Wolff, a rare U.S. Marxist economist, argues that the U.S.’s lost manufacturing and, increasingly, white-collar jobs will only return to the home country when the wages (and thus living conditions) of U.S. workers are on a par with Third World countries to which their old jobs have moved.
Wolff demonstrates that capitalism follows the path of highest profits, wherever it leads. Only labor can produce their profits, and cheap labor produces a much higher volume of profits. He provides the economic proof to show that the relatively high-paying jobs that the U.S. lost as a result of the 2007-2008 economic debacle have not come back — and are not likely coming back.

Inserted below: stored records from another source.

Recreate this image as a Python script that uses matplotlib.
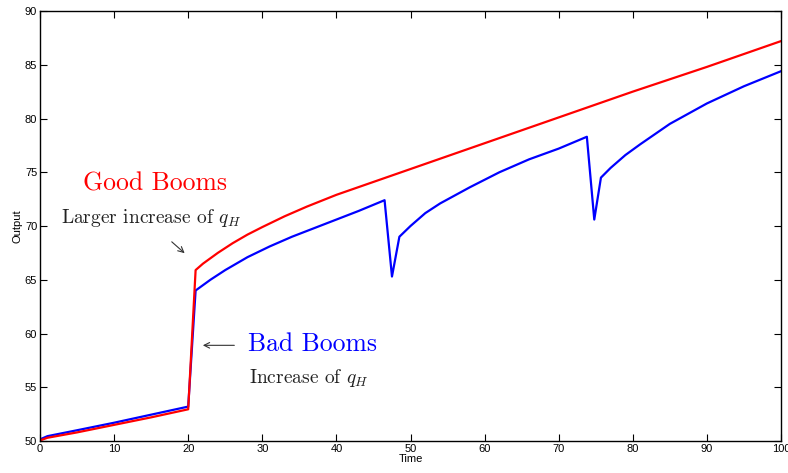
import matplotlib
matplotlib.use("Agg")
import matplotlib.pyplot as plt

plt.rcParams['mathtext.fontset'] = 'cm'
plt.rcParams['font.family'] = ['Liberation Sans', 'DejaVu Sans']

good_t = [0, 1, 5, 10, 15, 20, 21, 22, 23, 24, 26, 28, 30, 33, 36, 40, 45, 50,
          60, 70, 80, 90, 100]
good_y = [50.05, 50.3, 50.8, 51.5, 52.2, 52.95, 65.9, 66.5, 67.0, 67.5, 68.4, 69.2,
          69.9, 70.9, 71.8, 72.9, 74.1, 75.3, 77.7, 80.1, 82.5, 84.8, 87.2]

bad_t = [0, 1, 5, 10, 15, 20, 21, 22, 23, 25, 28, 31, 34, 37, 40, 43, 46.5, 47.5,
         48.5, 50, 52, 54, 58, 62, 66, 70, 73.8, 74.8, 75.7, 77, 79, 81, 85, 90,
         95, 100]
bad_y = [50.15, 50.45, 51.0, 51.7, 52.45, 53.2, 64.0, 64.5, 65.0, 65.9, 67.1, 68.1,
         69.0, 69.8, 70.6, 71.4, 72.4, 65.3, 69.0, 70.0, 71.2, 72.1, 73.6, 75.0,
         76.2, 77.2, 78.3, 70.6, 74.5, 75.4, 76.6, 77.6, 79.5, 81.4, 83.0, 84.4]

fig = plt.figure(figsize=(7.88, 4.73), dpi=100)
ax = fig.add_axes([40 / 788, 1 - 441 / 473, 741 / 788, 430 / 473])

ax.plot(bad_t, bad_y, color='blue', lw=1.6)
ax.plot(good_t, good_y, color='red', lw=1.6)

ax.set_xlim(0, 100)
ax.set_ylim(50, 90)
ax.set_xticks(range(0, 101, 10))
ax.set_yticks(range(50, 91, 5))
ax.tick_params(direction='in', top=True, right=True, length=5, labelsize=8, pad=2)
for s in ax.spines.values():
    s.set_linewidth(1.0)

ax.set_xlabel('Time', fontsize=8, labelpad=0)
ax.set_ylabel('Output', fontsize=8, labelpad=2)

serif = 'cmr10'
ax.text(5.8, 73.9, 'Good Booms', color='red', fontsize=18.5, family=serif, va='center')
ax.text(2.8, 70.7, 'Larger increase of $q_H$', color='#222222', fontsize=14,
        family=serif, va='center')
ax.annotate('', xy=(19.8, 67.3), xytext=(17.5, 68.7),
            arrowprops=dict(arrowstyle='->', color='#333333', lw=0.8))

ax.text(28.1, 59.0, 'Bad Booms', color='blue', fontsize=18.5, family=serif, va='center')
ax.text(28.2, 55.9, 'Increase of $q_H$', color='#222222', fontsize=14,
        family=serif, va='center')
ax.annotate('', xy=(21.6, 58.9), xytext=(26.6, 58.9),
            arrowprops=dict(arrowstyle='->', color='#333333', lw=0.8))

fig.savefig('out.png', dpi=100)
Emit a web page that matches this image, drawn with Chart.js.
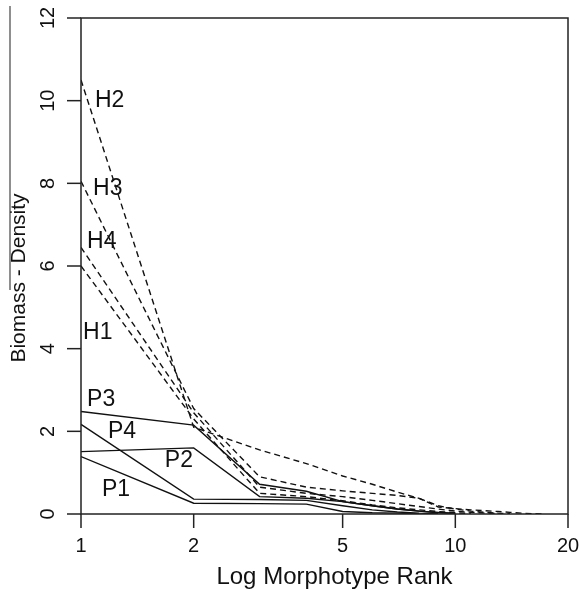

The working and middle classes are not enjoying the putative recovery acclaimed by main street economists and their pundits, as high paying jobs have disappeared, the new jobs are almost exclusively low paying. Only the financial elite, gaining new profits from their Third World capital and low paid workers, are enjoying improvements to their bottom lines.
Wolff hopes that the current economic reality is so glaringly exposing the un-sustainability of the capitalist system of production, that the American working class, once the most privileged in the world, will be forced to confront the need for a new economic system.
One hopes that this will occur sooner, rather than later, as too many people throughout the world are suffering the cruelties of an economic system whose only goal is profits, not the health and well-being of the majority of the world’s inhabitants. There is a better way!
That way is a democratic socialist economic system whose objective is to improve the quality of the lives of its citizens, not increase the profits of private capitalists.